There were a total of nine penalties in the first game of the series, six coming from the Bulldogs and three belonging to the Badgers. Discipline seemed to pay off in the end though, as UW walked away with the 3-1 victory.
Coach Johnson mentioned how running a tight penalty kill is the key in games like Saturday’s, where much of the 60 minutes is played shorthanded for one team or the other, and how that penalty kill revolves around the work done between the pipes.
“With your penalty kill, if your goaltending is good, and we’ve had good goaltending all year, it helps break down the other team’s scoring opportunities,” Johnson said.
If the Badgers hadn’t been surprised by how Saturday’s game went, then surely Sunday’s got that reaction from them.
The Bulldogs were thrown in the penalty box four times in the first period alone for interference, cross-checking and twice for roughing.
Freshman forward Sarah Nurse discussed how her teammates stayed disciplined as UMD continued to test their patience in the first 20 minutes.
“We battle hard against each other, and tempers flare, but I thought we did a great job of keeping our composure,” Nurse said. “They kind of lost it a little bit but I thought we kept it under control.”
But as the Bulldogs started the second period with another penalty right off the bat, Wisconsin had finally had enough.

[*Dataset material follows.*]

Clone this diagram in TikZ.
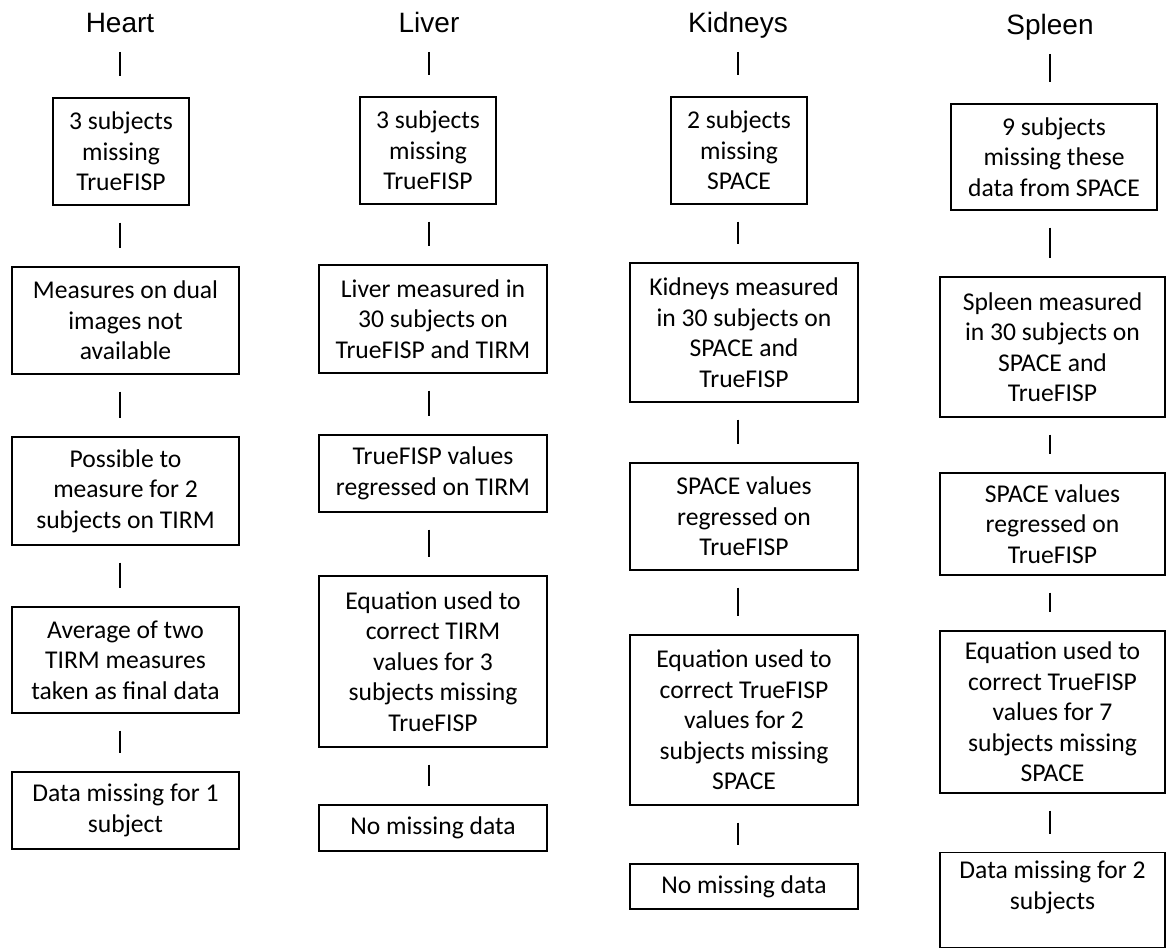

Senior forward Madison Packer earned two major penalties after an encounter with an opponent, one lasting five minutes for checking from behind, and the other a 10-minute game misconduct.
Senior goalie Alex Rigsby chose to see the positive in the situation, though, explaining that killing off a major penalty helped her team to re-energize and play a little harder.
The peak of the excitement came five minutes later, though, when Rigsby and UMD forward Meghan Huertas got into it down by the Wisconsin net. Huertas was given two separate penalties for roughing, and Rigsby received an unexpected one herself.
“She just kept pushing me,” Rigsby said of the encounter. “I wasn’t expecting to get a penalty because I didn’t retaliate.”
Things finally settled down after the chaotic second period, with only two penalties being given out in the third, one to each team, when the Badgers added one more goal to their score for a final of 2-0.
Wisconsin has the least amount of penalty minutes of any team in the nation so far this year, averaging just under seven minutes of penalty kill per game, only a third of what the Badgers racked up in total Sunday afternoon. But Johnson explained how it isn’t that uncommon in hockey games for a team to see a long stretch of killing of penalties after having multiple powerplays.
“Generally what you’ll see is when one team gets multiple powerplays in a row, like we got in the first period, they call it the Marble Theory, the marbles go from one pocket to the other, and you know the other is going to get some powerplays too,” Johnson said.
Despite all the marble-hand-changing and time spent in the box, UW seemed happy with the outcome of the weekend, having earned a series sweep against a top competitor.
“It was a huge victory for us today,” Rigsby said. “I don’t think we’ve had a clean sweep against them in a few years. It was really rewarding.”